« la caractérisation de l’élément intentionnel des délits de banqueroute par absence de comptabilité ou tenue d’une comptabilité manifestement irrégulière suppose la seule conscience de son auteur de se soustraire à ses obligations comptable légales (…) n’exige pas la preuve que le prévenu a eu la volonté soit d’éviter ou de retarder la constatation de l’état de cessation des paiements, soit d’affecter la consistance de l’actif disponible dans des conditions de nature à placer l’intéressé dans l’impossibilité de faire face au passif exigible »

Cass. crim, 25 nov. 2020, n°19-85.205, F-P+B+I

Aux termes d’un arrêt marquant rendu le 25 novembre 2020, la Cour de cassation a apporté des précisions sur le délit de banqueroute.

Dans cette affaire, des dirigeants d’une société civile immobilière (SCI) ayant fait l’objet d’une procédure de redressement judiciaire ont été poursuivis pour banqueroute par emploi de moyens ruineux, tenue irrégulière de comptabilité et absence de comptabilité, après que l’administrateur provisoire eut transmis au parquet un rapport d’expertise comptable révélant ces irrégularités.

Les prévenus avaient été condamnés en première instance mais relaxés par la cour d’appel, qui, à l’instar du tribunal correctionnel qui avait avancé la date de cessation des paiements à 2012, s’était alignée à la date retenue par le tribunal de grande instance, soit 2013.

La cour d’appel n’avait pas nié l’irrégularité de la tenue de la comptabilité en 2011, puis l’absence de comptabilité de 2012 à 2013, elle avait, cependant, relevé plusieurs circonstances de fait l’empêchant de considérer que ces faits avaient eu lieu « dans le but poursuivi par les prévenus de retarder la constatation de l’état de cessation des paiements ou d’affecter l’actif de la SCI dans des conditions qui allaient la mettre dans l’impossibilité de faire face au passif exigible ».

En outre, après avoir analysé la personnalité les prévenus, ainsi que les antécédents de la société, son respect du plan de redressement et la poursuite ultérieure de son activité, la cour d’appel avait exclu « la thèse selon laquelle ils auraient eu l’intention de maintenir artificiellement l’activité de celle-ci avant la date de cessation des paiements telle que fixée par le tribunal de grande instance ».

Les dirigeants ont alors décidé de former un pourvoi en cassation.

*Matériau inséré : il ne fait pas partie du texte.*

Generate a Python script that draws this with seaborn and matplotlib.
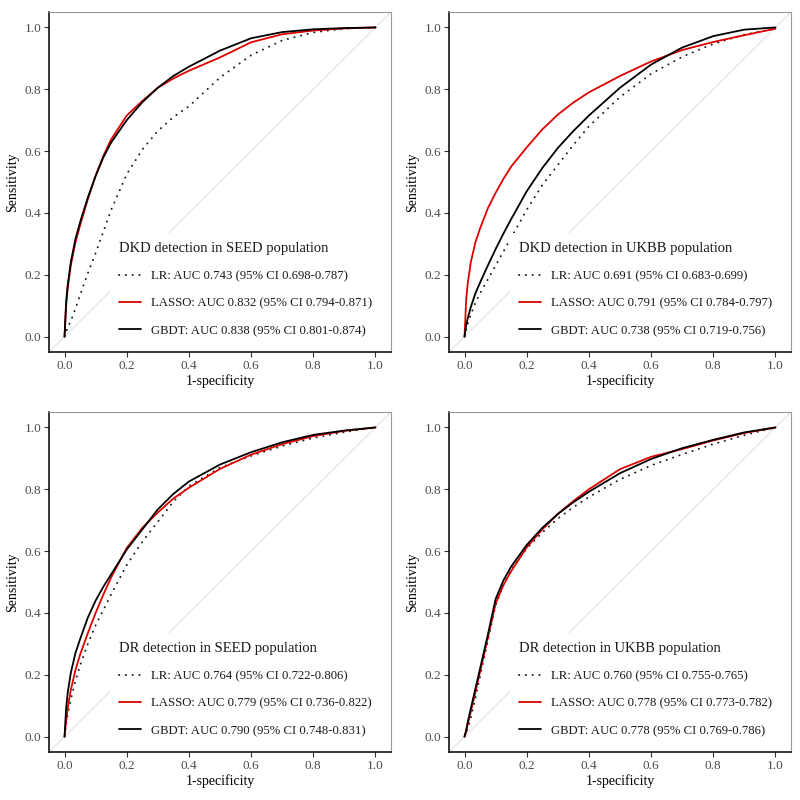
import pandas as pd
import matplotlib
matplotlib.use("Agg")
import matplotlib.pyplot as plt
import seaborn as sns

# false positive rate grid shared by every curve
fpr_grid = [0, 0.005, 0.01, 0.02, 0.035, 0.05, 0.075, 0.1, 0.125, 0.15, 0.2,
            0.25, 0.3, 0.35, 0.4, 0.5, 0.6, 0.7, 0.8, 0.9, 1.0]

# sensitivity per model, one list per panel
dkd_seed_lr = [0, 0.015, 0.03, 0.05, 0.09, 0.135, 0.205, 0.27, 0.34, 0.41, 0.525,
               0.605, 0.665, 0.71, 0.745, 0.838, 0.91, 0.958, 0.984, 0.996, 1.0]
dkd_seed_lasso = [0, 0.10, 0.155, 0.23, 0.305, 0.36, 0.445, 0.52, 0.585, 0.638, 0.715,
                  0.762, 0.805, 0.835, 0.86, 0.903, 0.952, 0.978, 0.99, 0.997, 1.0]
dkd_seed_gbdt = [0, 0.11, 0.165, 0.24, 0.315, 0.37, 0.45, 0.52, 0.58, 0.628, 0.70,
                 0.758, 0.805, 0.843, 0.873, 0.925, 0.965, 0.985, 0.994, 0.998, 1.0]

dkd_ukbb_lr = [0, 0.02, 0.04, 0.07, 0.11, 0.14, 0.185, 0.23, 0.275, 0.32, 0.41,
               0.49, 0.555, 0.62, 0.68, 0.775, 0.85, 0.905, 0.947, 0.977, 0.996]
dkd_ukbb_lasso = [0, 0.115, 0.17, 0.24, 0.305, 0.35, 0.415, 0.465, 0.51, 0.55, 0.612,
                  0.67, 0.718, 0.757, 0.79, 0.843, 0.89, 0.927, 0.953, 0.975, 0.996]
dkd_ukbb_gbdt = [0, 0.035, 0.058, 0.095, 0.14, 0.175, 0.23, 0.283, 0.333, 0.38, 0.47,
                 0.545, 0.61, 0.665, 0.715, 0.805, 0.88, 0.935, 0.972, 0.993, 1.0]

dr_seed_lr = [0, 0.04, 0.07, 0.12, 0.18, 0.23, 0.30, 0.36, 0.41, 0.46, 0.555,
              0.63, 0.695, 0.76, 0.81, 0.87, 0.908, 0.94, 0.966, 0.985, 1.0]
dr_seed_lasso = [0, 0.05, 0.09, 0.15, 0.215, 0.265, 0.335, 0.40, 0.46, 0.515, 0.61,
                 0.675, 0.725, 0.77, 0.805, 0.866, 0.912, 0.946, 0.972, 0.989, 1.0]
dr_seed_gbdt = [0, 0.09, 0.14, 0.205, 0.27, 0.315, 0.385, 0.44, 0.485, 0.525, 0.605,
                0.67, 0.735, 0.785, 0.825, 0.88, 0.92, 0.952, 0.976, 0.99, 1.0]

dr_ukbb_lr = [0, 0.01, 0.025, 0.06, 0.125, 0.195, 0.31, 0.425, 0.49, 0.54, 0.608,
              0.66, 0.705, 0.742, 0.775, 0.832, 0.877, 0.913, 0.946, 0.975, 1.0]
dr_ukbb_lasso = [0, 0.015, 0.04, 0.08, 0.145, 0.21, 0.32, 0.43, 0.49, 0.535, 0.612,
                 0.67, 0.72, 0.762, 0.80, 0.865, 0.905, 0.93, 0.958, 0.982, 1.0]
dr_ukbb_gbdt = [0, 0.02, 0.045, 0.09, 0.155, 0.22, 0.33, 0.445, 0.505, 0.55, 0.62,
                0.675, 0.72, 0.758, 0.792, 0.852, 0.898, 0.933, 0.96, 0.984, 1.0]

titles = ["DKD detection in SEED population", "DKD detection in UKBB population",
          "DR detection in SEED population", "DR detection in UKBB population"]
lr_labels = ["LR: AUC 0.743 (95% CI 0.698-0.787)", "LR: AUC 0.691 (95% CI 0.683-0.699)",
             "LR: AUC 0.764 (95% CI 0.722-0.806)", "LR: AUC 0.760 (95% CI 0.755-0.765)"]
lasso_labels = ["LASSO: AUC 0.832 (95% CI 0.794-0.871)", "LASSO: AUC 0.791 (95% CI 0.784-0.797)",
                "LASSO: AUC 0.779 (95% CI 0.736-0.822)", "LASSO: AUC 0.778 (95% CI 0.773-0.782)"]
gbdt_labels = ["GBDT: AUC 0.838 (95% CI 0.801-0.874)", "GBDT: AUC 0.738 (95% CI 0.719-0.756)",
               "GBDT: AUC 0.790 (95% CI 0.748-0.831)", "GBDT: AUC 0.778 (95% CI 0.769-0.786)"]

panels = [(dkd_seed_lr, dkd_seed_lasso, dkd_seed_gbdt),
          (dkd_ukbb_lr, dkd_ukbb_lasso, dkd_ukbb_gbdt),
          (dr_seed_lr, dr_seed_lasso, dr_seed_gbdt),
          (dr_ukbb_lr, dr_ukbb_lasso, dr_ukbb_gbdt)]

sns.set_theme(style="white")
plt.rcParams["font.family"] = ["Liberation Serif", "DejaVu Serif"]

fig = plt.figure(figsize=(8, 8), dpi=100)

for i, (lr, lasso, gbdt) in enumerate(panels):
    col, row = i % 2, i // 2
    ax = fig.add_axes([(col * 400 + 49) / 800, (800 - (row * 400 + 352)) / 800,
                       342 / 800, 340 / 800])

    # reference diagonal
    ax.axline((0, 0), (1, 1), color="#e6e6e6", lw=0.9, zorder=0)

    sns.lineplot(x=fpr_grid, y=lr, ax=ax, color="#1a1a1a", lw=1.4,
                 linestyle=(0, (0.1, 3.4)), dash_capstyle="round",
                 label=lr_labels[i], sort=False, estimator=None)
    sns.lineplot(x=fpr_grid, y=lasso, ax=ax, color="#e00000", lw=1.3,
                 label=lasso_labels[i], sort=False, estimator=None)
    sns.lineplot(x=fpr_grid, y=gbdt, ax=ax, color="black", lw=1.3,
                 label=gbdt_labels[i], sort=False, estimator=None)

    ax.set_xlim(-0.05, 1.05)
    ax.set_ylim(-0.05, 1.05)
    ax.set_xticks([0, 0.2, 0.4, 0.6, 0.8, 1.0])
    ax.set_yticks([0, 0.2, 0.4, 0.6, 0.8, 1.0])
    ax.tick_params(axis="both", which="both", direction="out", length=3.5, width=0.8,
                   color="#333333", labelcolor="#4d4d4d", labelsize=9.5, pad=2,
                   bottom=True, left=True)
    ax.set_xlabel("1-specificity", fontsize=10, color="black", labelpad=2)
    ax.set_ylabel("Sensitivity", fontsize=10, color="black", labelpad=4)

    for side in ["left", "bottom"]:
        ax.spines[side].set_color("black")
        ax.spines[side].set_linewidth(1.1)
    for side in ["top", "right"]:
        ax.spines[side].set_color("#9a9a9a")
        ax.spines[side].set_linewidth(0.8)

    leg = ax.legend(title=titles[i], loc="upper left", bbox_to_anchor=(0.178, 0.350),
                    frameon=True, facecolor="white", edgecolor="none", framealpha=1,
                    fancybox=False, fontsize=9.2, title_fontsize=10.5,
                    handlelength=1.7, handletextpad=0.85, labelspacing=1.2,
                    borderpad=0.7, borderaxespad=0, alignment="left")
    leg.get_title().set_color("#1a1a1a")
    for t in leg.get_texts():
        t.set_color("#1a1a1a")

fig.savefig("out.png", dpi=100, facecolor="white")
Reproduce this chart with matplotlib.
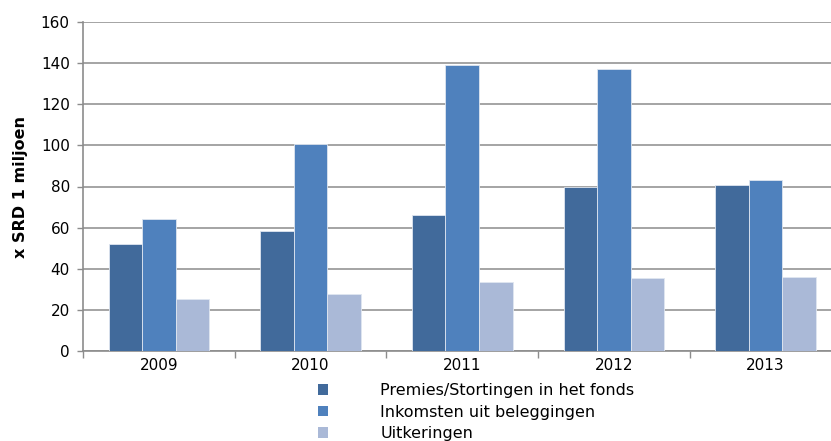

Les dirigeants pouvaient-ils être poursuivis bien que les faits allégués avaient été commis avant la date de cessation des paiements ? L’arrêt de relaxe est cassé.

La Cour de cassation a considéré que « si la cessation des paiements, constatée par le jugement d’ouverture d’une procédure de redressement ou de liquidation judiciaire, est une condition préalable nécessaire à l’exercice de poursuites des chefs de banqueroute par emploi de moyens ruineux, tenue d’une comptabilité manifestement irrégulière ou absence de comptabilité, sa date est sans incidence sur la caractérisation de ces délits, qui peuvent être retenus indifféremment pour des faits commis antérieurement ou postérieurement à la cessation des paiements ».

Etant précisé, qu’aux termes de cet arrêt, la Cour de cassation fait preuve d’une grande sévérité lorsqu’elle constate au visa des articles L.654-2 4° et 5° du Code de commerce et l’article 121-3 du Code pénal que « la caractérisation de l’élément intentionnel des délits de banqueroute par absence de comptabilité ou tenue d’une comptabilité manifestement irrégulière suppose la seule conscience de son auteur de se soustraire à ses obligations comptable légales (…) n’exige pas la preuve que le prévenu a eu la volonté soit d’éviter ou de retarder la constatation de l’état de cessation des paiements, soit d’affecter la consistance de l’actif disponible dans des conditions de nature à placer l’intéressé dans l’impossibilité de faire face au passif exigible ».